A small number of students not at the University of Arizona can also be accommodated through the "iCourse" path descrbed above. Back to Top of Page
The schedule typically allows about two weeks for gathering data and becoming familiar with Matlab. After that, one week (two class periods) is devoted to each of the 12 lessons or topics. Class meets on Tuesday and Thursday. A new topic is introduced on Tuesday, and is continued on the following Thursday. Thursday's class ends with an assignment and a demonstration of running the assignment Matlab script on my sample data. The assignment is due (must be uploaded by you to D2L) before class the following Tuesday.
Any online students not at the University of Arizona are expected to follow the same schedule of submitting assignments as regular students. In the "live online" mode, students have access to recorded zoom lectures. All students have access to D2L for submitting assignments.
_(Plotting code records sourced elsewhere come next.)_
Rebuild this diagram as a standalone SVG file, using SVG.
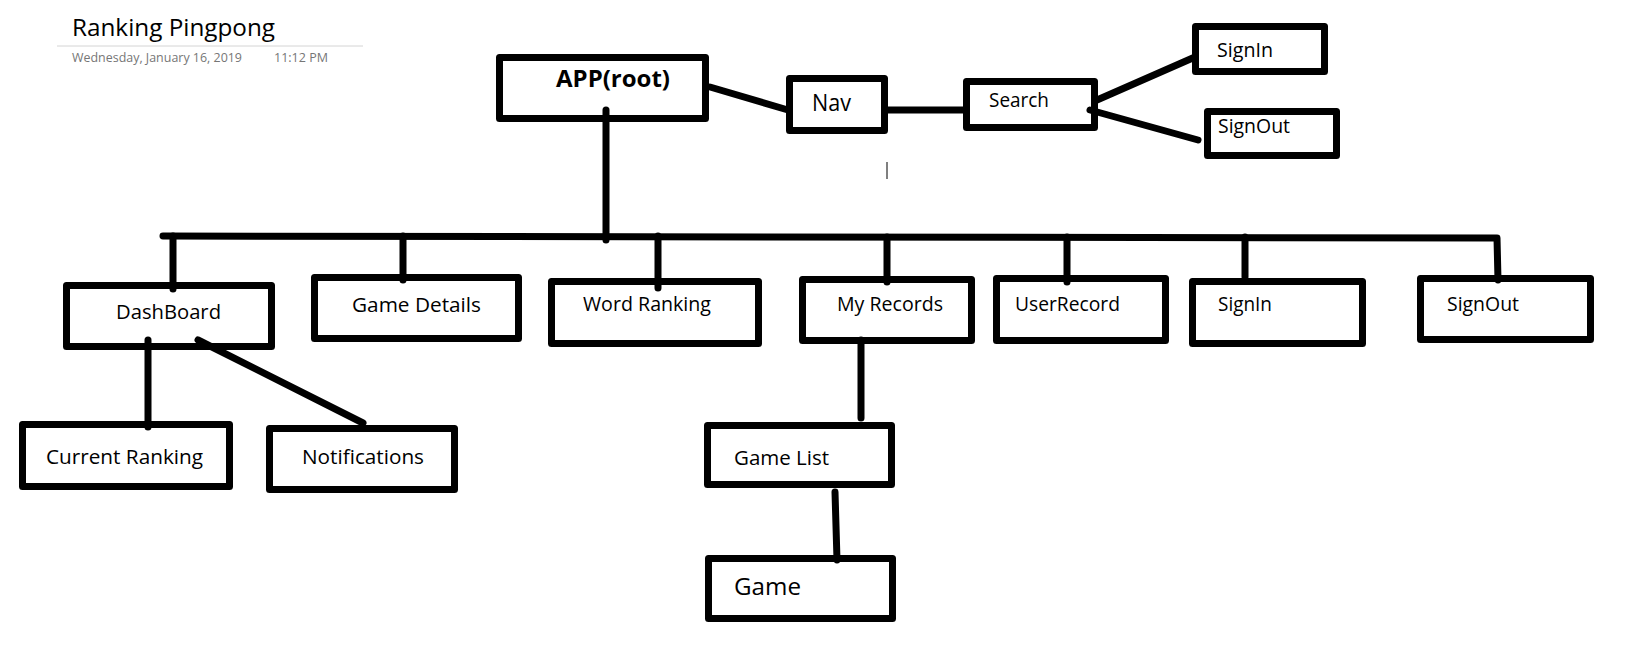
<svg xmlns="http://www.w3.org/2000/svg" width="1644" height="654" viewBox="0 0 1644 654">
<style>
.box{fill:#fff;stroke:#000;stroke-width:7;stroke-linejoin:round}
.lbl{font-family:"Open Sans","Noto Sans","Liberation Sans",sans-serif;font-size:20px;fill:#000}
.big{font-size:23px}
.bold{font-weight:700}
.con{fill:none;stroke:#000;stroke-width:7;stroke-linecap:round;stroke-linejoin:round}
.meta{font-family:"Open Sans","Noto Sans","Liberation Sans",sans-serif;font-size:12.5px;fill:#767676}
</style>
<rect x="0" y="0" width="1644" height="654" fill="#fff"/>
<g id="header">
<text x="72" y="36" font-family="Open Sans, Noto Sans, Liberation Sans, sans-serif" font-size="24" font-weight="400" fill="#000" textLength="203" lengthAdjust="spacingAndGlyphs">Ranking Pingpong</text>
<line x1="57" y1="46" x2="363" y2="46" stroke="#d4d4d4" stroke-width="1"/>
<text class="meta" x="72" y="62" textLength="170" lengthAdjust="spacingAndGlyphs">Wednesday, January 16, 2019</text>
<text class="meta" x="274" y="62" textLength="54" lengthAdjust="spacingAndGlyphs">11:12 PM</text>
</g>
<g id="node-app"><rect class="box" x="499.5" y="57.5" width="206" height="61"/><text class="lbl big bold" x="556" y="87" textLength="114" lengthAdjust="spacingAndGlyphs">APP(root)</text></g>
<g id="node-nav"><rect class="box" x="789.5" y="78.5" width="95" height="52"/><text class="lbl big" x="812" y="111" textLength="39" lengthAdjust="spacingAndGlyphs">Nav</text></g>
<g id="node-search"><rect class="box" x="966.5" y="81.5" width="128" height="46"/><text class="lbl" x="989" y="107" textLength="60" lengthAdjust="spacingAndGlyphs">Search</text></g>
<g id="node-signin-top"><rect class="box" x="1195.5" y="26.5" width="129" height="45"/><text class="lbl" x="1217" y="57" textLength="56" lengthAdjust="spacingAndGlyphs">SignIn</text></g>
<g id="node-signout-top"><rect class="box" x="1207.5" y="111.5" width="129" height="44"/><text class="lbl" x="1218" y="133" textLength="72" lengthAdjust="spacingAndGlyphs">SignOut</text></g>
<g id="node-dashboard"><rect class="box" x="66.5" y="285.5" width="205" height="61"/><text class="lbl" x="116" y="319" textLength="105" lengthAdjust="spacingAndGlyphs">DashBoard</text></g>
<g id="node-gamedetails"><rect class="box" x="314.5" y="277.5" width="204" height="61"/><text class="lbl" x="352" y="312" textLength="129" lengthAdjust="spacingAndGlyphs">Game Details</text></g>
<g id="node-wordranking"><rect class="box" x="551.5" y="281.5" width="207" height="62"/><text class="lbl" x="583" y="311" textLength="128" lengthAdjust="spacingAndGlyphs">Word Ranking</text></g>
<g id="node-myrecords"><rect class="box" x="802.5" y="279.5" width="169" height="61"/><text class="lbl" x="837" y="311" textLength="106" lengthAdjust="spacingAndGlyphs">My Records</text></g>
<g id="node-userrecord"><rect class="box" x="996.5" y="278.5" width="169" height="62"/><text class="lbl" x="1015" y="311" textLength="105" lengthAdjust="spacingAndGlyphs">UserRecord</text></g>
<g id="node-signin"><rect class="box" x="1192.5" y="281.5" width="170" height="62"/><text class="lbl" x="1218" y="311" textLength="54" lengthAdjust="spacingAndGlyphs">SignIn</text></g>
<g id="node-signout"><rect class="box" x="1420.5" y="278.5" width="170" height="61"/><text class="lbl" x="1447" y="311" textLength="72" lengthAdjust="spacingAndGlyphs">SignOut</text></g>
<g id="node-currentranking"><rect class="box" x="22.5" y="424.5" width="207" height="62"/><text class="lbl" x="46" y="464" textLength="157" lengthAdjust="spacingAndGlyphs">Current Ranking</text></g>
<g id="node-notifications"><rect class="box" x="269.5" y="428.5" width="185" height="61"/><text class="lbl" x="302" y="464" textLength="122" lengthAdjust="spacingAndGlyphs">Notifications</text></g>
<g id="node-gamelist"><rect class="box" x="707.5" y="425.5" width="184" height="59"/><text class="lbl" x="734" y="465" textLength="95" lengthAdjust="spacingAndGlyphs">Game List</text></g>
<g id="node-game"><rect class="box" x="708.5" y="558.5" width="184" height="60"/><text class="lbl big" x="734" y="595" textLength="67" lengthAdjust="spacingAndGlyphs">Game</text></g>
<g id="connectors">
<line class="con" x1="710" y1="87" x2="788" y2="110"/>
<line class="con" x1="887" y1="110" x2="965" y2="110"/>
<line class="con" x1="1097" y1="100" x2="1195" y2="57"/>
<line class="con" x1="1090" y1="110" x2="1198" y2="140"/>
<line class="con" x1="606" y1="110" x2="606" y2="240"/>
<polyline class="con" points="163,236 1497,238 1498,280"/>
<line class="con" x1="173" y1="236" x2="173" y2="289"/>
<line class="con" x1="403" y1="236" x2="403" y2="280"/>
<line class="con" x1="658" y1="236" x2="658" y2="288"/>
<line class="con" x1="887" y1="237" x2="887" y2="282"/>
<line class="con" x1="1067" y1="237" x2="1067" y2="282"/>
<line class="con" x1="1245" y1="237" x2="1245" y2="277"/>
<line class="con" x1="148" y1="340" x2="148" y2="427"/>
<line class="con" x1="198" y1="340" x2="363" y2="423"/>
<line class="con" x1="861" y1="340" x2="861" y2="418"/>
<line class="con" x1="835" y1="492" x2="837" y2="560"/>
</g>
<line x1="887" y1="162" x2="887" y2="179" stroke="#000" stroke-width="1"/>
</svg>
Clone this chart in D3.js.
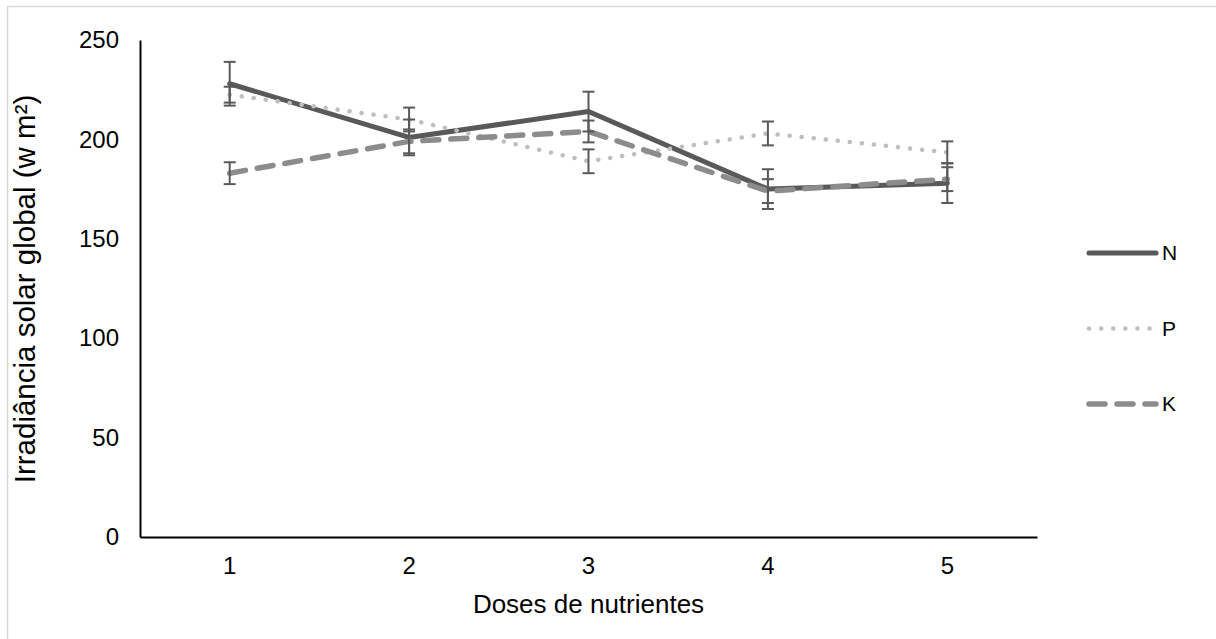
<!DOCTYPE html>
<html>
<head>
<meta charset="utf-8">
<script src="https://cdn.jsdelivr.net/npm/d3@7"></script>
<style>
  body { margin: 0; background: #fff; }
  text { font-family: "Liberation Sans", Arial, sans-serif; fill: #000; }
</style>
</head>
<body>
<div id="chart"></div>
<script>
// data
var doses = ["1", "2", "3", "4", "5"];
var yTicks = [0, 50, 100, 150, 200, 250];
var nValues = [228, 201, 214, 175, 178];
var nErrors = [11, 9, 10, 10, 10];
var pValues = [222.5, 210, 189, 203, 193.5];
var pErrors = [4, 6, 6, 6, 5.5];
var kValues = [183, 199, 204, 174, 180];
var kErrors = [5.5, 6, 5.5, 6, 6];
var seriesNames = ["N", "P", "K"];

var W = 1216, H = 639;
var margin = { top: 40, left: 140, right: 1216 - 1037, bottom: 639 - 537 };
var w = W - margin.left - margin.right,
    h = H - margin.top - margin.bottom;

var series = [
  { name: seriesNames[0], values: nValues, errors: nErrors, color: "#595959", width: 5, dash: null },
  { name: seriesNames[1], values: pValues, errors: pErrors, color: "#bfbfbf", width: 4.5, dash: "0.1,12" },
  { name: seriesNames[2], values: kValues, errors: kErrors, color: "#8c8c8c", width: 5.5, dash: "16,12" }
];

var svg = d3.select("#chart").append("svg")
  .attr("width", W).attr("height", H);

// outer frame
svg.append("rect")
  .attr("x", 7.5).attr("y", 6.5)
  .attr("width", W + 10).attr("height", H + 10)
  .attr("fill", "none").attr("stroke", "#d9d9d9").attr("stroke-width", 1.5);

var g = svg.append("g").attr("transform", "translate(" + margin.left + "," + margin.top + ")");

var x = d3.scaleBand().domain(doses).range([0, w]);
var y = d3.scaleLinear().domain([0, 250]).range([h, 0]);

var xAxis = d3.axisBottom(x).tickSize(0).tickPadding(20);
var yAxis = d3.axisLeft(y).tickValues(yTicks).tickSize(0).tickPadding(21);

var gx = g.append("g").attr("transform", "translate(0," + h + ")").call(xAxis);
var gy = g.append("g").call(yAxis);
[gx, gy].forEach(function (a) {
  a.select(".domain").attr("stroke", "#000").attr("stroke-width", 2);
  a.selectAll("text").style("font-size", "24px").attr("fill", "#000");
});

var cx = function (i) { return x(doses[i]) + x.bandwidth() / 2; };

var line = d3.line()
  .x(function (d, i) { return cx(i); })
  .y(function (d) { return y(d); });

var lines = g.append("g");
series.forEach(function (s) {
  lines.append("path")
    .datum(s.values)
    .attr("d", line)
    .attr("fill", "none")
    .attr("stroke", s.color)
    .attr("stroke-width", s.width)
    .attr("stroke-linecap", "round")
    .attr("stroke-linejoin", "round")
    .attr("stroke-dasharray", s.dash);
});

// error bars
var errs = g.append("g");
series.forEach(function (s) {
  s.values.forEach(function (v, i) {
    var hi = y(v + s.errors[i]), lo = y(v - s.errors[i]), xc = cx(i);
    errs.append("line").attr("x1", xc).attr("x2", xc).attr("y1", hi).attr("y2", lo)
      .attr("stroke", "#595959").attr("stroke-width", 2);
    [hi, lo].forEach(function (yy) {
      errs.append("line").attr("x1", xc - 6).attr("x2", xc + 6).attr("y1", yy).attr("y2", yy)
        .attr("stroke", "#595959").attr("stroke-width", 2);
    });
  });
});

// legend
var legend = svg.append("g");
series.forEach(function (s, i) {
  var ly = 253 + i * 75.5;
  legend.append("line")
    .attr("x1", 1089).attr("x2", 1156).attr("y1", ly).attr("y2", ly)
    .attr("stroke", s.color).attr("stroke-width", s.width)
    .attr("stroke-linecap", "round")
    .attr("stroke-dasharray", s.dash);
  legend.append("text")
    .attr("x", 1162).attr("y", ly).attr("dy", "0.35em")
    .style("font-size", "21px").attr("fill", "#595959")
    .text(s.name);
});

// axis titles
svg.append("text")
  .attr("x", margin.left + w / 2).attr("y", 604).attr("dy", "0.35em")
  .attr("text-anchor", "middle").style("font-size", "26px")
  .text("Doses de nutrientes");

svg.append("text")
  .attr("transform", "translate(25," + 289 + ") rotate(-90)")
  .attr("dy", "0.35em")
  .attr("text-anchor", "middle").style("font-size", "29.5px")
  .text("Irradiância solar global (w m²)");
</script>
</body>
</html>
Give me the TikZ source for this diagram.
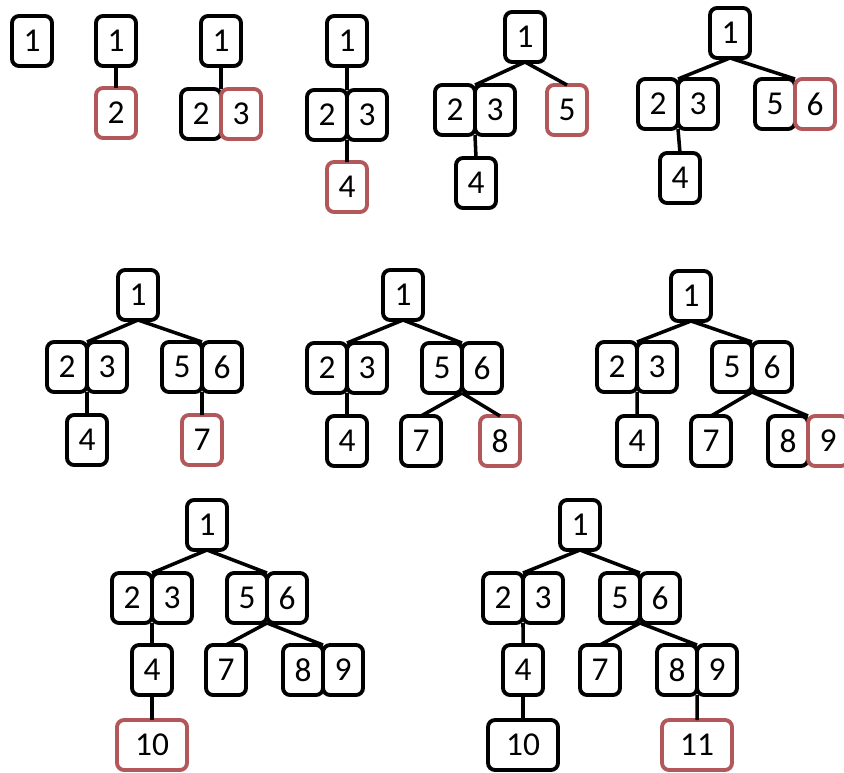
\documentclass[tikz,border=0pt]{standalone}
\usepackage{fontspec}
\setmainfont{Carlito}
\usepackage{tikz}
\definecolor{newred}{HTML}{B3585A}
\tikzset{
  every picture/.style={line join=round, line cap=butt},
  key/.style={draw=black, fill=white, line width=2.2pt, rounded corners=4pt,
    minimum width=0.8cm, minimum height=1.0cm, inner sep=0pt, outer sep=0pt,
    font=\fontsize{19}{22}\selectfont},
  newkey/.style={key, draw=newred},
  wide/.style={minimum width=1.4cm},
  link/.style={line width=2pt},
}

\begin{document}
\begin{tikzpicture}[x=0.02cm,y=-0.02cm]
\useasboundingbox (0,0) rectangle (844,773);
% step 1
\node[key] (a1) at (32,41) {1};
% step 2
\node[key] (b1) at (116,41) {1};
\node[newkey] (b2) at (116,113) {2};
\draw[link] (b1.south) -- (b2.north);
% step 3
\node[key] (c1) at (221,41) {1};
\node[key] (c2) at (201,114) {2};
\node[newkey] (c3) at (241,114) {3};
\draw[link] (c1.south) -- (c2.north east);
% step 4
\node[key] (d1) at (347,41) {1};
\node[key] (d2) at (327,115) {2};
\node[key] (d3) at (367,115) {3};
\node[newkey] (d4) at (347,187) {4};
\draw[link] (d1.south) -- (d2.north east);
\draw[link] (d2.south east) -- (d4.north);
% step 5
\node[key] (e1) at (525,37) {1};
\node[key] (e2) at (455,110) {2};
\node[key] (e3) at (495,110) {3};
\node[newkey] (e5) at (567,110) {5};
\node[key] (e4) at (476,183) {4};
\draw[link] (e1.south) -- (e2.north east);
\draw[link] (e1.south) -- (e5.north);
\draw[link] (e2.south east) -- (e4.north);
% step 6
\node[key] (f1) at (730,33) {1};
\node[key] (f2) at (658,104) {2};
\node[key] (f3) at (698,104) {3};
\node[key] (f5) at (775,104) {5};
\node[newkey] (f6) at (815,104) {6};
\node[key] (f4) at (680,178) {4};
\draw[link] (f1.south) -- (f2.north east);
\draw[link] (f1.south) -- (f5.north east);
\draw[link] (f2.south east) -- (f4.north);
% step 7
\node[key] (g1) at (138,295) {1};
\node[key] (g2) at (67,367) {2};
\node[key] (g3) at (107,367) {3};
\node[key] (g5) at (182,367) {5};
\node[key] (g6) at (222,367) {6};
\node[key] (g4) at (87,440) {4};
\node[newkey] (g7) at (202,440) {7};
\draw[link] (g1.south) -- (g2.north east);
\draw[link] (g1.south) -- (g5.north east);
\draw[link] (g2.south east) -- (g4.north);
\draw[link] (g5.south east) -- (g7.north);
% step 8
\node[key] (h1) at (403,295) {1};
\node[key] (h2) at (327,368) {2};
\node[key] (h3) at (367,368) {3};
\node[key] (h5) at (442,368) {5};
\node[key] (h6) at (482,368) {6};
\node[key] (h4) at (347,441) {4};
\node[key] (h7) at (421,441) {7};
\node[newkey] (h8) at (500,441) {8};
\draw[link] (h1.south) -- (h2.north east);
\draw[link] (h1.south) -- (h5.north east);
\draw[link] (h2.south east) -- (h4.north);
\draw[link] (h5.south east) -- (h7.north);
\draw[link] (h5.south east) -- (h8.north);
% step 9
\node[key] (i1) at (691,296) {1};
\node[key] (i2) at (617,367) {2};
\node[key] (i3) at (657,367) {3};
\node[key] (i5) at (732,367) {5};
\node[key] (i6) at (772,367) {6};
\node[key] (i4) at (637,441) {4};
\node[key] (i7) at (711,441) {7};
\node[key] (i8) at (788,441) {8};
\node[newkey] (i9) at (828,441) {9};
\draw[link] (i1.south) -- (i2.north east);
\draw[link] (i1.south) -- (i5.north east);
\draw[link] (i2.south east) -- (i4.north);
\draw[link] (i5.south east) -- (i7.north);
\draw[link] (i5.south east) -- (i8.north east);
% step 10
\node[key] (j1) at (207,525) {1};
\node[key] (j2) at (132,598) {2};
\node[key] (j3) at (172,598) {3};
\node[key] (j5) at (247,598) {5};
\node[key] (j6) at (287,598) {6};
\node[key] (j4) at (152,670) {4};
\node[key] (j7) at (226,670) {7};
\node[key] (j8) at (303,670) {8};
\node[key] (j9) at (343,670) {9};
\node[newkey,wide] (j10) at (152,745) {10};
\draw[link] (j1.south) -- (j2.north east);
\draw[link] (j1.south) -- (j5.north east);
\draw[link] (j2.south east) -- (j4.north);
\draw[link] (j5.south east) -- (j7.north);
\draw[link] (j5.south east) -- (j8.north east);
\draw[link] (j4.south) -- (j10.north);
% step 11
\node[key] (k1) at (580,525) {1};
\node[key] (k2) at (503,598) {2};
\node[key] (k3) at (543,598) {3};
\node[key] (k5) at (620,598) {5};
\node[key] (k6) at (660,598) {6};
\node[key] (k4) at (523,670) {4};
\node[key] (k7) at (600,670) {7};
\node[key] (k8) at (677,670) {8};
\node[key] (k9) at (717,670) {9};
\node[key,wide] (k10) at (523,745) {10};
\node[newkey,wide] (k11) at (697,745) {11};
\draw[link] (k1.south) -- (k2.north east);
\draw[link] (k1.south) -- (k5.north east);
\draw[link] (k2.south east) -- (k4.north);
\draw[link] (k5.south east) -- (k7.north);
\draw[link] (k5.south east) -- (k8.north east);
\draw[link] (k4.south) -- (k10.north);
\draw[link] (k8.south east) -- (k11.north);
\end{tikzpicture}
\end{document}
Once we are into into the assignments on data analysis (after first couple of weeks), the class routine is as follows:
Tuesday
In the lightning talk, the student puts one or more figures from the submitted assignment up on the screen, and describes the time series analyzed and at least one finding from the analysis. Goals of this activity, new in spring 2019, are to 1) expose students to a variety of time series, 2) provide experience in communication of time series methods, and 3) give practical experience in the lightning-talk of briefly and concisely describing research.
Thursday
The breakout-room discussion is new for Spring Semester 2021. Students are assigned to breakout rooms and to discuss a specific time series question related to the current topic. After 10 minutes, students return, and one student representing a breakout group reports on their discussion.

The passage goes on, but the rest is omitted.